-- Material for this exercise --
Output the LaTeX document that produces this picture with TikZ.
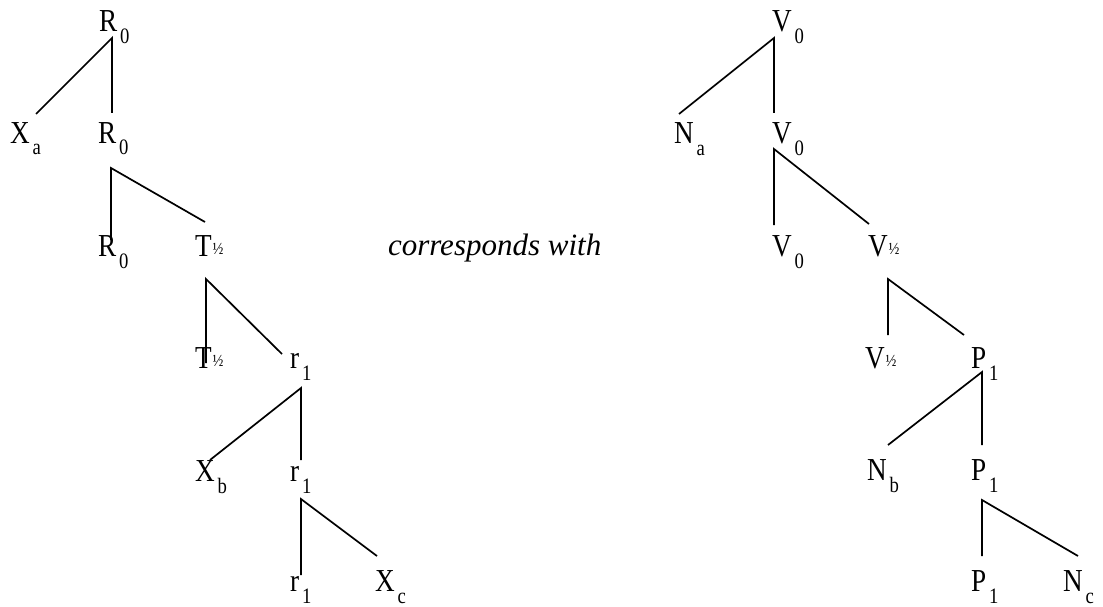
\documentclass[tikz,border=0pt]{standalone}
\usepackage{fontspec}
\setmainfont{Liberation Serif}
\newfontfamily\labfont{Liberation Serif}
\newcommand\tlab[2]{\scalebox{0.85}[1]{\fontsize{32}{32}\selectfont\labfont #1}\kern3pt\raisebox{-12pt}{\scalebox{0.85}[1]{\fontsize{22}{22}\selectfont\labfont #2}}}
\newcommand\thalf[1]{\scalebox{0.85}[1]{\fontsize{32}{32}\selectfont\labfont #1}\kern1pt\raisebox{2pt}{\scalebox{0.85}[1]{\fontsize{17}{17}\selectfont\labfont ½}}}
\tikzset{
  lab/.style={inner sep=0pt, outer sep=0pt, anchor=base west},
  edge/.style={line width=1.7pt, line cap=butt},
}
\begin{document}
\begin{tikzpicture}[x=1pt,y=-1pt]
\useasboundingbox (0,0) rectangle (1103,607);
% ---------- left tree ----------
\node[lab] (l1)  at (99,32)  {\tlab{R}{0}};
\node[lab] (l2a) at (10,143) {\tlab{X}{a}};
\node[lab] (l2b) at (98,143) {\tlab{R}{0}};
\node[lab] (l3a) at (98,256) {\tlab{R}{0}};
\node[lab] (l3b) at (195,256) {\thalf{T}};
\node[lab] (l4a) at (195,368) {\thalf{T}};
\node[lab] (l4b) at (290,368) {\tlab{r}{1}};
\node[lab] (l5a) at (195,481) {\tlab{X}{b}};
\node[lab] (l5b) at (290,481) {\tlab{r}{1}};
\node[lab] (l6a) at (290,591) {\tlab{r}{1}};
\node[lab] (l6b) at (375,591) {\tlab{X}{c}};
% connector end points
\coordinate (l1d)  at (112,38);
\coordinate (l2au) at (36,114);
\coordinate (l2bu) at (112,113);
\coordinate (l2d)  at (111,168);
\coordinate (l3au) at (111,240);
\coordinate (l3bu) at (205,222);
\coordinate (l3d)  at (206,279);
\coordinate (l4au) at (206,363);
\coordinate (l4bu) at (282,354);
\coordinate (l4d)  at (301,388);
\coordinate (l5au) at (210,460);
\coordinate (l5bu) at (301,460);
\coordinate (l5d)  at (301,499);
\coordinate (l6au) at (301,575);
\coordinate (l6bu) at (377,556);
\draw[edge] (l2au) -- (l1d) -- (l2bu);
\draw[edge] (l3au) -- (l2d) -- (l3bu);
\draw[edge] (l4au) -- (l3d) -- (l4bu);
\draw[edge] (l5au) -- (l4d) -- (l5bu);
\draw[edge] (l6au) -- (l5d) -- (l6bu);
% ---------- middle text ----------
\node[lab] (mid) at (388,255) {\fontsize{31}{31}\selectfont\itshape corresponds with};
% ---------- right tree ----------
\node[lab] (r1)  at (772,32)  {\tlab{V}{0}};
\node[lab] (r2a) at (674,144) {\tlab{N}{a}};
\node[lab] (r2b) at (772,144) {\tlab{V}{0}};
\node[lab] (r3a) at (772,256) {\tlab{V}{0}};
\node[lab] (r3b) at (868,256) {\thalf{V}};
\node[lab] (r4a) at (865,368) {\thalf{V}};
\node[lab] (r4b) at (971,368) {\tlab{P}{1}};
\node[lab] (r5a) at (867,480) {\tlab{N}{b}};
\node[lab] (r5b) at (971,480) {\tlab{P}{1}};
\node[lab] (r6a) at (971,591) {\tlab{P}{1}};
\node[lab] (r6b) at (1063,591) {\tlab{N}{c}};
\coordinate (r1d)  at (774,38);
\coordinate (r2au) at (679,114);
\coordinate (r2bu) at (774,113);
\coordinate (r2d)  at (774,149);
\coordinate (r3au) at (774,225);
\coordinate (r3bu) at (869,224);
\coordinate (r3d)  at (888,279);
\coordinate (r4au) at (888,335);
\coordinate (r4bu) at (964,335);
\coordinate (r4d)  at (982,372);
\coordinate (r5au) at (888,445);
\coordinate (r5bu) at (982,445);
\coordinate (r5d)  at (982,500);
\coordinate (r6au) at (982,556);
\coordinate (r6bu) at (1078,556);
\draw[edge] (r2au) -- (r1d) -- (r2bu);
\draw[edge] (r3au) -- (r2d) -- (r3bu);
\draw[edge] (r4au) -- (r3d) -- (r4bu);
\draw[edge] (r5au) -- (r4d) -- (r5bu);
\draw[edge] (r6au) -- (r5d) -- (r6bu);
\end{tikzpicture}
\end{document}
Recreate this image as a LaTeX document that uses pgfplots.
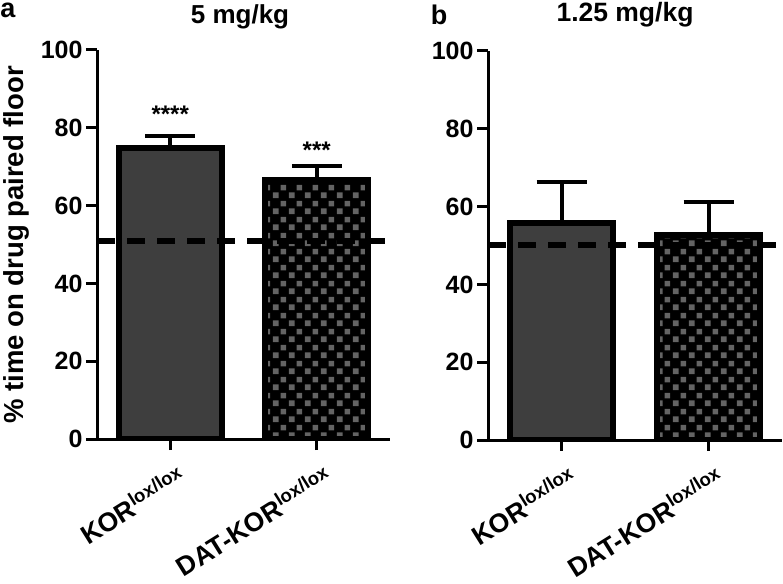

-- Short task --
Except for the pictures, reproduce every line exactly.

-- Task response --
Output the LaTeX document that produces this picture with TikZ.
\documentclass[tikz,border=0pt]{standalone}
\usepackage{fontspec}
\setmainfont{Liberation Serif}
\newfontfamily\labfont{Liberation Serif}
\newcommand\tlab[2]{\scalebox{0.85}[1]{\fontsize{32}{32}\selectfont\labfont #1}\kern3pt\raisebox{-12pt}{\scalebox{0.85}[1]{\fontsize{22}{22}\selectfont\labfont #2}}}
\newcommand\thalf[1]{\scalebox{0.85}[1]{\fontsize{32}{32}\selectfont\labfont #1}\kern1pt\raisebox{2pt}{\scalebox{0.85}[1]{\fontsize{17}{17}\selectfont\labfont ½}}}
\tikzset{
  lab/.style={inner sep=0pt, outer sep=0pt, anchor=base west},
  edge/.style={line width=1.7pt, line cap=butt},
}
\begin{document}
\begin{tikzpicture}[x=1pt,y=-1pt]
\useasboundingbox (0,0) rectangle (1103,607);
% ---------- left tree ----------
\node[lab] (l1)  at (99,32)  {\tlab{R}{0}};
\node[lab] (l2a) at (10,143) {\tlab{X}{a}};
\node[lab] (l2b) at (98,143) {\tlab{R}{0}};
\node[lab] (l3a) at (98,256) {\tlab{R}{0}};
\node[lab] (l3b) at (195,256) {\thalf{T}};
\node[lab] (l4a) at (195,368) {\thalf{T}};
\node[lab] (l4b) at (290,368) {\tlab{r}{1}};
\node[lab] (l5a) at (195,481) {\tlab{X}{b}};
\node[lab] (l5b) at (290,481) {\tlab{r}{1}};
\node[lab] (l6a) at (290,591) {\tlab{r}{1}};
\node[lab] (l6b) at (375,591) {\tlab{X}{c}};
% connector end points
\coordinate (l1d)  at (112,38);
\coordinate (l2au) at (36,114);
\coordinate (l2bu) at (112,113);
\coordinate (l2d)  at (111,168);
\coordinate (l3au) at (111,240);
\coordinate (l3bu) at (205,222);
\coordinate (l3d)  at (206,279);
\coordinate (l4au) at (206,363);
\coordinate (l4bu) at (282,354);
\coordinate (l4d)  at (301,388);
\coordinate (l5au) at (210,460);
\coordinate (l5bu) at (301,460);
\coordinate (l5d)  at (301,499);
\coordinate (l6au) at (301,575);
\coordinate (l6bu) at (377,556);
\draw[edge] (l2au) -- (l1d) -- (l2bu);
\draw[edge] (l3au) -- (l2d) -- (l3bu);
\draw[edge] (l4au) -- (l3d) -- (l4bu);
\draw[edge] (l5au) -- (l4d) -- (l5bu);
\draw[edge] (l6au) -- (l5d) -- (l6bu);
% ---------- middle text ----------
\node[lab] (mid) at (388,255) {\fontsize{31}{31}\selectfont\itshape corresponds with};
% ---------- right tree ----------
\node[lab] (r1)  at (772,32)  {\tlab{V}{0}};
\node[lab] (r2a) at (674,144) {\tlab{N}{a}};
\node[lab] (r2b) at (772,144) {\tlab{V}{0}};
\node[lab] (r3a) at (772,256) {\tlab{V}{0}};
\node[lab] (r3b) at (868,256) {\thalf{V}};
\node[lab] (r4a) at (865,368) {\thalf{V}};
\node[lab] (r4b) at (971,368) {\tlab{P}{1}};
\node[lab] (r5a) at (867,480) {\tlab{N}{b}};
\node[lab] (r5b) at (971,480) {\tlab{P}{1}};
\node[lab] (r6a) at (971,591) {\tlab{P}{1}};
\node[lab] (r6b) at (1063,591) {\tlab{N}{c}};
\coordinate (r1d)  at (774,38);
\coordinate (r2au) at (679,114);
\coordinate (r2bu) at (774,113);
\coordinate (r2d)  at (774,149);
\coordinate (r3au) at (774,225);
\coordinate (r3bu) at (869,224);
\coordinate (r3d)  at (888,279);
\coordinate (r4au) at (888,335);
\coordinate (r4bu) at (964,335);
\coordinate (r4d)  at (982,372);
\coordinate (r5au) at (888,445);
\coordinate (r5bu) at (982,445);
\coordinate (r5d)  at (982,500);
\coordinate (r6au) at (982,556);
\coordinate (r6bu) at (1078,556);
\draw[edge] (r2au) -- (r1d) -- (r2bu);
\draw[edge] (r3au) -- (r2d) -- (r3bu);
\draw[edge] (r4au) -- (r3d) -- (r4bu);
\draw[edge] (r5au) -- (r4d) -- (r5bu);
\draw[edge] (r6au) -- (r5d) -- (r6bu);
\end{tikzpicture}
\end{document}
Recreate this image as a LaTeX document that uses pgfplots.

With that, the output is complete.